The triumphal Arch of Constantine
  • Edmond Clément Marie Duthoit
  • Amiens 1837 - 1889
  • The triumphal Arch of Constantine, 1862/65
  • Watercolour on paper,
  • dedicated and signed with pen and black ink lower left:
    al suo amico caro Douillard / E. Duthoit
  • 240 × 322 mm
Provenance:
Alexis Douillard, Nantes/ Paris (1835-1905)
private collection Nantes

As a close collaborator of the famous architect, painter, and scholar Eugène Viollet-le-Duc (1814-1879), Edmond Duthoit accompanied his teacher on several expeditions to the Near East.

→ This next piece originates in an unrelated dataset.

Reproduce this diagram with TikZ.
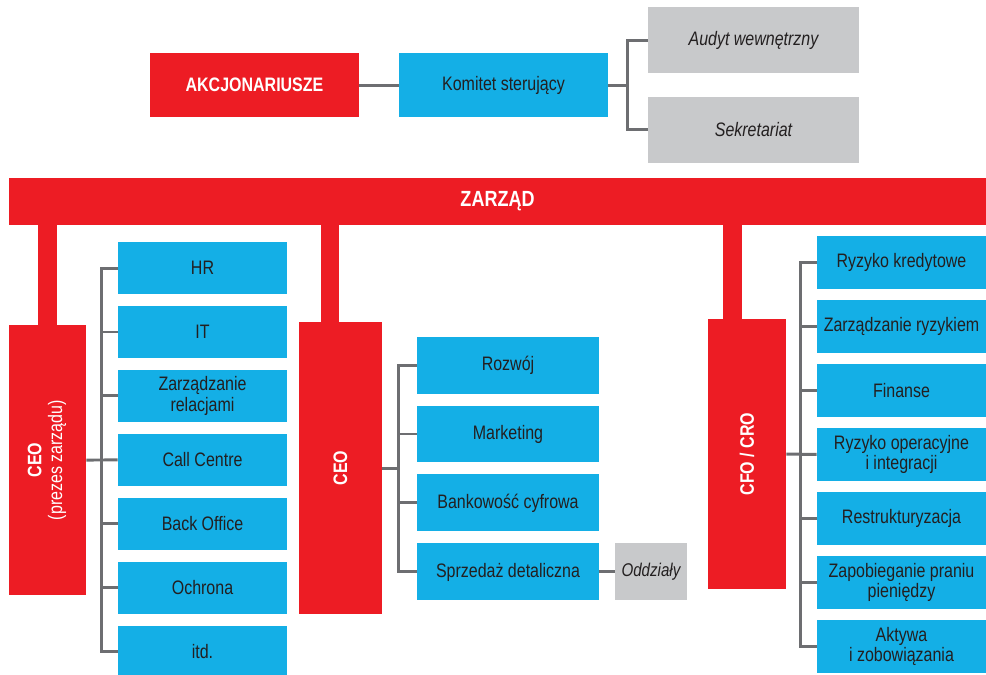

On the way there, they sojourned in Rome in both 1862 and 1865, in order, among other reasons, to study the architecture of antiquity.

The cordial dedication of this sheet is to the painter Alexis M. L. Douillard (1835-1905), who was also in Rome from 1862 to 1865. Duthoit and Douillard knew one another from their hometown of Nantes and appear to have enjoyed their reunion in Italy.

With the exception of small building projects, architectural drawing became Edmond Duthoit’s artistic life’s work. Up until 1879, he even regularly exhibited his views of buildings at the Paris Salon, with subjects taken from both France and the Orient.

The watercolour shown here is a good example of Duthoit’s studies of ancient monuments in Rome. It shows the triumphal arch of Emperor Constantine (283-337 AD), erected in 315 by the Roman Senate in thanks for the victory at the Milvian Bridge, as well as in celebration of the emperor’s ten-year jubilee. Following medieval construction, Pope Paul II had the triumphal arch uncovered for the entry of Emperor Charles V into Rome in 1536. Today it is among the best-preserved structures of the ancient city.